Faith is, in the end, faith and not feeling or experience: ‘I cannot see I am being guided but I cannot prevent myself from believing that I am’ (p116). When we contemplate our ageing congregations and wonder about our futures, perhaps an honesty and confidence about faith as mystery, silence and not-knowingness will engage the attention and commitment of the modern world, and give us some sort of future. There is a plea for faith here, faith in a God we have ‘made small’; and a call to affirmat that there is truth in the sidelong glance, intuitive thinking, and spiritual journeying into silence and unknowing which can so easily be jostled out of lives by all those ‘isms’ – rationalism, consumerism and humanism, and yes – religionism. 

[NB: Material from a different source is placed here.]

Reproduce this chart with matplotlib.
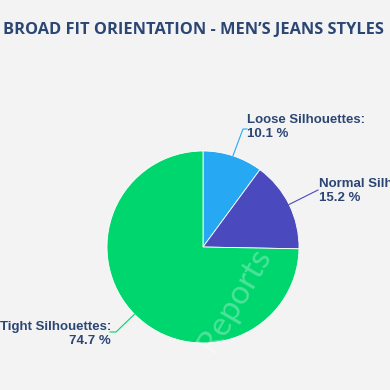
import matplotlib
matplotlib.use("Agg")
import matplotlib.pyplot as plt
import numpy as np

categories = ["Loose Silhouettes", "Normal Silhouettes", "Tight Silhouettes"]
values = [10.1, 15.2, 74.7]
colors = ["#26A9F2", "#4B49BE", "#00D66E"]
title = "BROAD FIT ORIENTATION - MEN\u2019S JEANS STYLES"

W = H = 390
fig = plt.figure(figsize=(3.9, 3.9), dpi=100)
fig.patch.set_facecolor("#F3F3F4")

# pie centre / radius in pixels
cx, cy, R = 203, 247, 96
ax = fig.add_axes([(cx - R) / W, (H - cy - R) / H, 2 * R / W, 2 * R / H])

wedges, _ = ax.pie(values, colors=colors, startangle=90, counterclock=False,
                   radius=1, wedgeprops=dict(edgecolor="white", linewidth=0.6))
ax.set_xlim(-1, 1)
ax.set_ylim(-1, 1)
ax.set_aspect("equal")
ax.axis("off")

navy = "#2C4674"
fig.text(3 / W, 1 - 30 / H, title, fontsize=11.8, fontweight="bold",
         color=navy, family="Open Sans", va="center", ha="left")

def px2fig(x, y):
    return x / W, 1 - y / H

# label positions (pixel) and line elbow
label_specs = [
    dict(tx=247, ty=127, ha="left", elbow=(243, 129), end=(247, 129)),
    dict(tx=319, ty=191, ha="left", elbow=None, end=(318, 190)),
    dict(tx=111, ty=334, ha="right", elbow=(116, 332), end=(110, 332)),
]

cum = 0
for cat, v, c, spec in zip(categories, values, colors, label_specs):
    mid = 90 - (cum + v / 2) / 100 * 360
    cum += v
    sx = cx + R * np.cos(np.radians(mid))
    sy = cy - R * np.sin(np.radians(mid))
    pts = [(sx, sy)]
    if spec["elbow"]:
        pts.append(spec["elbow"])
    pts.append(spec["end"])
    xs = [p[0] / W for p in pts]
    ys = [1 - p[1] / H for p in pts]
    fig.add_artist(plt.Line2D(xs, ys, color=c, lw=0.8, transform=fig.transFigure))
    fx, fy = px2fig(spec["tx"], spec["ty"])
    fig.text(fx, fy, f"{cat}:\n{v} %", fontsize=9.5, fontweight="bold", color=navy,
             family="Liberation Sans", ha=spec["ha"], va="center", linespacing=1.25,
             multialignment=spec["ha"])

# faint watermark
fig.text(235 / W, 1 - 300 / H, "Reports", fontsize=24, color="white", alpha=0.3,
         rotation=60, ha="center", va="center", family="Lato")

fig.savefig("out.png", dpi=100, facecolor=fig.get_facecolor())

I found myself constantly asking in those scary early days when the virus raged and contrasted with the serenity of spring and the deep rhythms of Holy week and Easter, ‘what is God telling us in the pandemic?’ Well, something of the importance of relationships, of the created order and our place in it, undergirded by the self-gift of God. De Caussade helps us to see that in the totality of our situation the divine presence and purpose is made actual, and calls for a response in generous surrender from us.

 

Notes

 

  1. For insights into the Community of the Transfiguration, see Miller J (2014) A Simple Life: Roland Walls and the Community of the Transfiguration, Edinburgh, St Andrew Press

 

  1. Charles de Foucauld – writer of the rule for the Little Brothers of Jesus, lived a life of prayer among the tuareg people of Saharan North Africa. 

 

Jeanne Jugan – (unacknowledged for many years) founded the Little Sisters of the Poor, by initially taking destitute women into her house in nineteenth century France.

 

Rene Vouillaume – a disciple of de Foucauld, lived with others in the Sahara and founded the Little Brothers of Jesus and an order for women. Influential through his writings and contributions to the Second Vatican Council, Fr Vouillaume, who died at the age of 97 years in 2003, met Fr Roland on several occasions and was an inspiration for Roslin.

 

  1. Jean-Pierre de Caussade (1675 -1751) left notes of his guidance to the Sisters of the Visitation in Nancy which were eventually published in 1860 as ‘Abandonment to Divine Providence’, alternatively named ‘The Sacrament of the Present Moment’. 

 

There is considerable speculation about how faithful the published texts are to de Caussade’s original notes, and indeed the publishers of the French text I have been consulting for further elucidation, makes the claim that none of the work is de Caussade’s (Limovia, 2013)! They claim the work is that of the Sisters, who saw a publishing opportunity, and editors went to some lengths to correct its many unorthodoxies.

 

All quotations are from Kitty Muggeridge’s 1981 translation of a 1966 French text, drawn together by Fr Olphe-Galliard, SJ.: 

 

de Caussade, Jean-Pierre, (1987) The Sacrament of the Present Moment, translated by Muggeridge K Glasgow William Collins & Co. Ltd.

 

  1. RS Thomas quotes are from poems entitled respectively: “Kneeling”, “But the silence in the mind”, “Finality” and “Raptor”. Of the many anthologies of his works, RS Thomas (2013) Etched by Silence, a pilgrimage through the poetry of RS Thomas compiled by Jim Cotter, London, Canterbury Press, is recommended.